ICYMI: Best of the Week
What does Greenpeace, Michigan marijuana, and Unicorn drink drama all have in common? They were some of our top stories last week. ICYMI, check out Law Street’s best of the week below!
In January, seven members of Greenpeace scaled a 270-foot crane at a construction site near the White House and unfurled a massive banner with the word “resist” printed in block letters. In April, Greenpeace members blocked the entrance to Coca-Cola’s UK headquarters with a 2.5 ton sculpture of a seagull regurgitating plastic and unfurled a banner reading “Stop Dirty Pipeline Deals!” on the center stage of Credit Suisse’s annual shareholder meeting. All of these Greenpeace interventions grabbed headlines but they did not shut down operations of the White House, Coca-Cola, or Credit Suisse. Greenpeace’s banners certainly entertain and uplift, but do they actually have an impact?
Pro-marijuana groups in Michigan submitted language to the Board of State Canvassers on Friday for a ballot initiative to legalize recreational marijuana. If the measure makes it to the November 2018 ballot, Michigan would become the ninth state to fully legalize cannabis for adult use. Spearheaded by the Coalition to Regulate Marijuana Like Alcohol, the legalization push follows a failed attempt to get a similar measure on the November 2016 ballot.

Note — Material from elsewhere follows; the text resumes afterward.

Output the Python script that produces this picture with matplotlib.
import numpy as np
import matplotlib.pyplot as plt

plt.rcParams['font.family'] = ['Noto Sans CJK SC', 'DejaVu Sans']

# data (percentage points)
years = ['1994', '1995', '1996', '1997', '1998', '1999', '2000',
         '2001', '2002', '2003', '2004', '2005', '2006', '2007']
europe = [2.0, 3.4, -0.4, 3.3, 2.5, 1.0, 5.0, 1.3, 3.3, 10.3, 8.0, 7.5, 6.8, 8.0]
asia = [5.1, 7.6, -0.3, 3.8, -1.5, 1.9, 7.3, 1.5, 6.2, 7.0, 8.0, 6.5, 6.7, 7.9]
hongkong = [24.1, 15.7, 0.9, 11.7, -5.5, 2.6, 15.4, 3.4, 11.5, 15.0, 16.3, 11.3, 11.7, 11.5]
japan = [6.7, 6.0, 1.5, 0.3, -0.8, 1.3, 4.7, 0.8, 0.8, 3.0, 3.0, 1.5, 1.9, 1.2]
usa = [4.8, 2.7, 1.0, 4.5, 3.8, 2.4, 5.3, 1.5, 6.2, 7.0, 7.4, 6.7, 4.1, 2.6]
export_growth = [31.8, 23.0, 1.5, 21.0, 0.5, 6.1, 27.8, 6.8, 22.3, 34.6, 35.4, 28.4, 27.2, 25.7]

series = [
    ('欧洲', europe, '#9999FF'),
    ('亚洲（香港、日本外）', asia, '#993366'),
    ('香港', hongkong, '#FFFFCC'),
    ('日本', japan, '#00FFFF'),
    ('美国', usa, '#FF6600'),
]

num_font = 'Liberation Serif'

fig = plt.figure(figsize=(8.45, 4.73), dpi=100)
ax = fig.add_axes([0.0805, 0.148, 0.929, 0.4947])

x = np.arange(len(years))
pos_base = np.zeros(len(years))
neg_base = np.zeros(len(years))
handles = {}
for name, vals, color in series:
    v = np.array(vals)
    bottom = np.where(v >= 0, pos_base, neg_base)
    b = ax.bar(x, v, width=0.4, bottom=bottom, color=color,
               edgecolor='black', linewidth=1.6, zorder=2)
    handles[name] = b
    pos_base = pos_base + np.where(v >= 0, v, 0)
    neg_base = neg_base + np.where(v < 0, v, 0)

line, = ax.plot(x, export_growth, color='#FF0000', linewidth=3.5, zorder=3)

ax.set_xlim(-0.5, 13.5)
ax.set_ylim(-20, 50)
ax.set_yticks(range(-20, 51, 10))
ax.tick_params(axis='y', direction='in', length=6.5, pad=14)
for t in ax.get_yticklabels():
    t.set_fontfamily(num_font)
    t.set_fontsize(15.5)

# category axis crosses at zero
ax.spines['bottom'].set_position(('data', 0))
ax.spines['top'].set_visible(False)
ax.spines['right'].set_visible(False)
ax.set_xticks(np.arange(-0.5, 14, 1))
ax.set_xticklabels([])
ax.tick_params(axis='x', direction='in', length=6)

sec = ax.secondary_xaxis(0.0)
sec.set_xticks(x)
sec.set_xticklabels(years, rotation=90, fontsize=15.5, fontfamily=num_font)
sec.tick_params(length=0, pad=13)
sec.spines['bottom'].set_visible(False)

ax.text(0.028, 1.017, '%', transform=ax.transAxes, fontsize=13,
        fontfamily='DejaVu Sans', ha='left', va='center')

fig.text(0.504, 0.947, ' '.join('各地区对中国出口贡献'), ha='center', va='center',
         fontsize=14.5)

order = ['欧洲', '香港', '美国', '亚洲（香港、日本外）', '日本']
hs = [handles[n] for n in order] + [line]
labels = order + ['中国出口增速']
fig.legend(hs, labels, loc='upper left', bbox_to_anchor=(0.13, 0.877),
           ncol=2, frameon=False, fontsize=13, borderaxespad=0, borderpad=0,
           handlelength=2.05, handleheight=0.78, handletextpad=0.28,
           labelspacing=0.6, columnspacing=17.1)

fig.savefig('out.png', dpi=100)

Colloquially speaking, the term “unicorn” is often used to describe something that’s pretty unique. Well, that definitely wasn’t the case with Starbucks’ now-extinct “Unicorn Frappuccino,” according to a new lawsuit filed against the company. Williamsburg coffee shop The End Brooklyn is suing the green-strawed giant, claiming it ripped off its popular “Unicorn Latte” and created an unfair competitive advantage.